[Source code of charts]
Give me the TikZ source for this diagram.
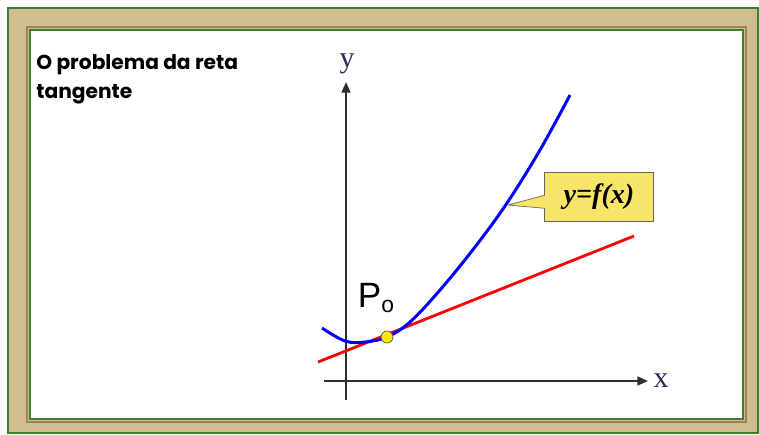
\documentclass[tikz,border=0pt]{standalone}
\usepackage{fontspec}
\setmainfont{Liberation Serif}
\newfontfamily\titlefont{Poppins}
\newfontfamily\pfont{Liberation Sans}
\usepackage{tikz}
\usetikzlibrary{arrows.meta, shapes.callouts}

\definecolor{wood}{RGB}{208,190,146}
\definecolor{woodDark}{RGB}{160,130,90}
\definecolor{frameGreen}{RGB}{62,128,48}
\definecolor{noteYellow}{RGB}{249,228,106}
\definecolor{axisGray}{RGB}{45,45,45}
\definecolor{labelBlue}{RGB}{40,45,90}

\begin{document}
\begin{tikzpicture}[x=0.02cm, y=-0.02cm,
  axis/.style={axisGray, line width=1.2pt, -{Triangle[length=6pt,width=5pt]}},
  axislabel/.style={text=labelBlue, font=\fontsize{17}{17}\selectfont}]
\useasboundingbox (0,0) rectangle (759,434);

% Frame
\draw[frameGreen, line width=1pt, fill=wood] (8,8) rectangle (758,433);
\draw[woodDark, line width=1.5pt] (27,27) rectangle (746,422);
\draw[frameGreen, line width=1.2pt, fill=white] (30,30) rectangle (743,419);

% Title
\node[anchor=north west, inner sep=0pt, align=left,
  font=\titlefont\bfseries\fontsize{11.5}{16.5}\selectfont] (title) at (36,54)
  {O problema da reta\\tangente};

% Axes
\coordinate (yfoot) at (346,400);
\coordinate (ytip) at (346,82);
\coordinate (xfoot) at (324,381);
\coordinate (xtip) at (648,381);
\draw[axis] (yfoot) -- (ytip);
\draw[axis] (xfoot) -- (xtip);
\node[axislabel] (ylab) at (347,64) {y};
\node[axislabel] (xlab) at (661,381) {x};

% Tangent line
\coordinate (tanA) at (318,362);
\coordinate (tanB) at (634,236);
\draw[red, line width=1.6pt] (tanA) -- (tanB);

% Curve y=f(x)
\draw[blue, line width=1.7pt] plot[smooth, tension=0.6] coordinates
  {(322,328) (345,341) (365,342) (387,337) (410,322) (440,290) (475,247) (507,203) (540,150) (570,95)};

% Point P0
\node[circle, draw=black!70, fill=yellow!90!orange, inner sep=0pt, minimum size=0.24cm] (p0) at (387,337) {};
\node[font=\pfont\fontsize{20}{20}\selectfont] (plab) at (376,298)
  {P\raisebox{-3pt}{\fontsize{13}{13}\selectfont o}};

% Callout
\coordinate (ontip) at (508,205);
\node[rectangle callout, callout absolute pointer={(ontip)}, callout pointer width=0.26cm,
  fill=noteYellow, draw=black!60, minimum width=2.18cm, minimum height=0.98cm,
  font=\bfseries\itshape\fontsize{16}{16}\selectfont] (fx) at (599,197) {y=f(x)};

\end{tikzpicture}
\end{document}
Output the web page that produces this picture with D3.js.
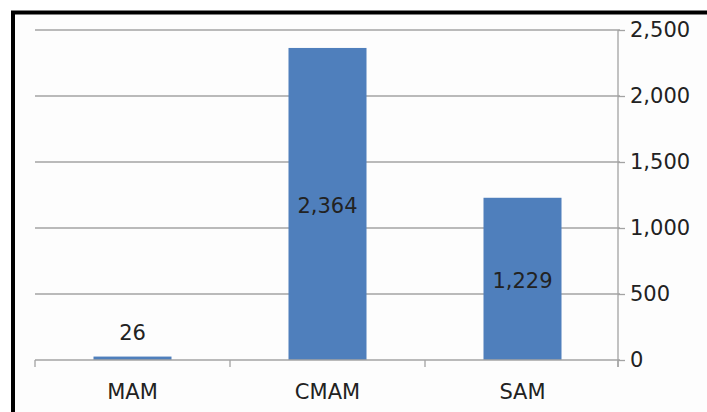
<!DOCTYPE html>
<html>
<head>
<meta charset="utf-8">
<script src="https://cdn.jsdelivr.net/npm/d3@7"></script>
<style>
  html, body { margin: 0; padding: 0; background: #ffffff; }
  svg { display: block; }
  text { font-family: "DejaVu Sans", "Liberation Sans", sans-serif; fill: #222; }
</style>
</head>
<body>
<svg id="chart" width="707" height="412"></svg>
<script>
// Programme caseload by category
const categories = ["MAM", "CMAM", "SAM"];
const values = [26, 2364, 1229];
const yTicks = [0, 500, 1000, 1500, 2000, 2500];

const W = 707, H = 412;
const plot = { left: 35, right: 620, top: 30, bottom: 360 };
const FONT = 21;

const svg = d3.select("#chart");

// frame background and border
svg.append("rect").attr("x", 13).attr("y", 12.5).attr("width", W).attr("height", H)
  .attr("fill", "#fdfdfd");
svg.append("path")
  .attr("d", `M13,${H} L13,12.5 L${W},12.5`)
  .attr("fill", "none").attr("stroke", "#000").attr("stroke-width", 4);

const x = d3.scaleBand().domain(categories)
  .range([plot.left, plot.right]).paddingInner(0.6).paddingOuter(0.3);
const y = d3.scaleLinear().domain([0, 2500]).range([plot.bottom, plot.top]);

// horizontal gridlines
svg.append("g").selectAll("line").data(yTicks.filter(d => d > 0)).join("line")
  .attr("x1", plot.left).attr("x2", plot.right)
  .attr("y1", d => y(d)).attr("y2", d => y(d))
  .attr("stroke", "#a3a3a3").attr("stroke-width", 1.3);

// right value axis
const yAxis = d3.axisRight(y).tickValues(yTicks).tickSize(7).tickPadding(6)
  .tickFormat(d3.format(","));
const gy = svg.append("g").attr("transform", `translate(${plot.right - 2},0)`).call(yAxis);
gy.select(".domain").attr("stroke", "#a3a3a3").attr("stroke-width", 1.3)
  .attr("d", `M0,${plot.top}V${plot.bottom + 7}`);
gy.selectAll(".tick line").attr("stroke", "#a3a3a3").attr("stroke-width", 1.3);
gy.selectAll(".tick text").attr("font-size", FONT).attr("fill", "#222")
  .attr("font-family", null).attr("x", 12);

// bars
svg.append("g").selectAll("rect").data(values).join("rect")
  .attr("x", (d, i) => x(categories[i]))
  .attr("width", x.bandwidth())
  .attr("y", d => y(d))
  .attr("height", d => y(0) - y(d))
  .attr("fill", "#4f7fbc");

// category axis
const xAxis = d3.axisBottom(x).tickSize(0).tickPadding(24);
const gx = svg.append("g").attr("transform", `translate(0,${plot.bottom})`).call(xAxis);
gx.select(".domain").remove();
gx.selectAll(".tick text").attr("font-size", FONT).attr("fill", "#222").attr("font-family", null);
const bounds = [plot.left, plot.left + x.step() * 1, plot.left + x.step() * 2, plot.right - 2];
const xl = svg.append("g").attr("stroke", "#a3a3a3").attr("stroke-width", 1.3);
xl.append("line").attr("x1", plot.left).attr("x2", plot.right).attr("y1", plot.bottom).attr("y2", plot.bottom);
xl.selectAll(".sep").data(bounds).join("line").attr("class", "sep")
  .attr("x1", d => d).attr("x2", d => d)
  .attr("y1", plot.bottom).attr("y2", plot.bottom + 7);

// value labels: centred inside tall bars, above short ones
svg.append("g").selectAll("text").data(values).join("text")
  .attr("x", (d, i) => x(categories[i]) + x.bandwidth() / 2)
  .attr("y", d => (y(0) - y(d) > 40 ? (y(d) + y(0)) / 2 + 2 : y(d) - 24))
  .attr("dy", "0.35em")
  .attr("text-anchor", "middle")
  .attr("font-size", FONT)
  .text(d => d3.format(",")(d));
</script>
</body>
</html>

Given task ::
Repeat each entry exactly as it appears; skip any picture.

Task output ::
Give me the TikZ source for this diagram.
\documentclass[tikz,border=0pt]{standalone}
\usepackage{fontspec}
\setmainfont{Liberation Serif}
\newfontfamily\titlefont{Poppins}
\newfontfamily\pfont{Liberation Sans}
\usepackage{tikz}
\usetikzlibrary{arrows.meta, shapes.callouts}

\definecolor{wood}{RGB}{208,190,146}
\definecolor{woodDark}{RGB}{160,130,90}
\definecolor{frameGreen}{RGB}{62,128,48}
\definecolor{noteYellow}{RGB}{249,228,106}
\definecolor{axisGray}{RGB}{45,45,45}
\definecolor{labelBlue}{RGB}{40,45,90}

\begin{document}
\begin{tikzpicture}[x=0.02cm, y=-0.02cm,
  axis/.style={axisGray, line width=1.2pt, -{Triangle[length=6pt,width=5pt]}},
  axislabel/.style={text=labelBlue, font=\fontsize{17}{17}\selectfont}]
\useasboundingbox (0,0) rectangle (759,434);

% Frame
\draw[frameGreen, line width=1pt, fill=wood] (8,8) rectangle (758,433);
\draw[woodDark, line width=1.5pt] (27,27) rectangle (746,422);
\draw[frameGreen, line width=1.2pt, fill=white] (30,30) rectangle (743,419);

% Title
\node[anchor=north west, inner sep=0pt, align=left,
  font=\titlefont\bfseries\fontsize{11.5}{16.5}\selectfont] (title) at (36,54)
  {O problema da reta\\tangente};

% Axes
\coordinate (yfoot) at (346,400);
\coordinate (ytip) at (346,82);
\coordinate (xfoot) at (324,381);
\coordinate (xtip) at (648,381);
\draw[axis] (yfoot) -- (ytip);
\draw[axis] (xfoot) -- (xtip);
\node[axislabel] (ylab) at (347,64) {y};
\node[axislabel] (xlab) at (661,381) {x};

% Tangent line
\coordinate (tanA) at (318,362);
\coordinate (tanB) at (634,236);
\draw[red, line width=1.6pt] (tanA) -- (tanB);

% Curve y=f(x)
\draw[blue, line width=1.7pt] plot[smooth, tension=0.6] coordinates
  {(322,328) (345,341) (365,342) (387,337) (410,322) (440,290) (475,247) (507,203) (540,150) (570,95)};

% Point P0
\node[circle, draw=black!70, fill=yellow!90!orange, inner sep=0pt, minimum size=0.24cm] (p0) at (387,337) {};
\node[font=\pfont\fontsize{20}{20}\selectfont] (plab) at (376,298)
  {P\raisebox{-3pt}{\fontsize{13}{13}\selectfont o}};

% Callout
\coordinate (ontip) at (508,205);
\node[rectangle callout, callout absolute pointer={(ontip)}, callout pointer width=0.26cm,
  fill=noteYellow, draw=black!60, minimum width=2.18cm, minimum height=0.98cm,
  font=\bfseries\itshape\fontsize{16}{16}\selectfont] (fx) at (599,197) {y=f(x)};

\end{tikzpicture}
\end{document}
Output the web page that produces this picture with D3.js.
<!DOCTYPE html>
<html>
<head>
<meta charset="utf-8">
<script src="https://cdn.jsdelivr.net/npm/d3@7"></script>
<style>
  html, body { margin: 0; padding: 0; background: #ffffff; }
  svg { display: block; }
  text { font-family: "DejaVu Sans", "Liberation Sans", sans-serif; fill: #222; }
</style>
</head>
<body>
<svg id="chart" width="707" height="412"></svg>
<script>
// Programme caseload by category
const categories = ["MAM", "CMAM", "SAM"];
const values = [26, 2364, 1229];
const yTicks = [0, 500, 1000, 1500, 2000, 2500];

const W = 707, H = 412;
const plot = { left: 35, right: 620, top: 30, bottom: 360 };
const FONT = 21;

const svg = d3.select("#chart");

// frame background and border
svg.append("rect").attr("x", 13).attr("y", 12.5).attr("width", W).attr("height", H)
  .attr("fill", "#fdfdfd");
svg.append("path")
  .attr("d", `M13,${H} L13,12.5 L${W},12.5`)
  .attr("fill", "none").attr("stroke", "#000").attr("stroke-width", 4);

const x = d3.scaleBand().domain(categories)
  .range([plot.left, plot.right]).paddingInner(0.6).paddingOuter(0.3);
const y = d3.scaleLinear().domain([0, 2500]).range([plot.bottom, plot.top]);

// horizontal gridlines
svg.append("g").selectAll("line").data(yTicks.filter(d => d > 0)).join("line")
  .attr("x1", plot.left).attr("x2", plot.right)
  .attr("y1", d => y(d)).attr("y2", d => y(d))
  .attr("stroke", "#a3a3a3").attr("stroke-width", 1.3);

// right value axis
const yAxis = d3.axisRight(y).tickValues(yTicks).tickSize(7).tickPadding(6)
  .tickFormat(d3.format(","));
const gy = svg.append("g").attr("transform", `translate(${plot.right - 2},0)`).call(yAxis);
gy.select(".domain").attr("stroke", "#a3a3a3").attr("stroke-width", 1.3)
  .attr("d", `M0,${plot.top}V${plot.bottom + 7}`);
gy.selectAll(".tick line").attr("stroke", "#a3a3a3").attr("stroke-width", 1.3);
gy.selectAll(".tick text").attr("font-size", FONT).attr("fill", "#222")
  .attr("font-family", null).attr("x", 12);

// bars
svg.append("g").selectAll("rect").data(values).join("rect")
  .attr("x", (d, i) => x(categories[i]))
  .attr("width", x.bandwidth())
  .attr("y", d => y(d))
  .attr("height", d => y(0) - y(d))
  .attr("fill", "#4f7fbc");

// category axis
const xAxis = d3.axisBottom(x).tickSize(0).tickPadding(24);
const gx = svg.append("g").attr("transform", `translate(0,${plot.bottom})`).call(xAxis);
gx.select(".domain").remove();
gx.selectAll(".tick text").attr("font-size", FONT).attr("fill", "#222").attr("font-family", null);
const bounds = [plot.left, plot.left + x.step() * 1, plot.left + x.step() * 2, plot.right - 2];
const xl = svg.append("g").attr("stroke", "#a3a3a3").attr("stroke-width", 1.3);
xl.append("line").attr("x1", plot.left).attr("x2", plot.right).attr("y1", plot.bottom).attr("y2", plot.bottom);
xl.selectAll(".sep").data(bounds).join("line").attr("class", "sep")
  .attr("x1", d => d).attr("x2", d => d)
  .attr("y1", plot.bottom).attr("y2", plot.bottom + 7);

// value labels: centred inside tall bars, above short ones
svg.append("g").selectAll("text").data(values).join("text")
  .attr("x", (d, i) => x(categories[i]) + x.bandwidth() / 2)
  .attr("y", d => (y(0) - y(d) > 40 ? (y(d) + y(0)) / 2 + 2 : y(d) - 24))
  .attr("dy", "0.35em")
  .attr("text-anchor", "middle")
  .attr("font-size", FONT)
  .text(d => d3.format(",")(d));
</script>
</body>
</html>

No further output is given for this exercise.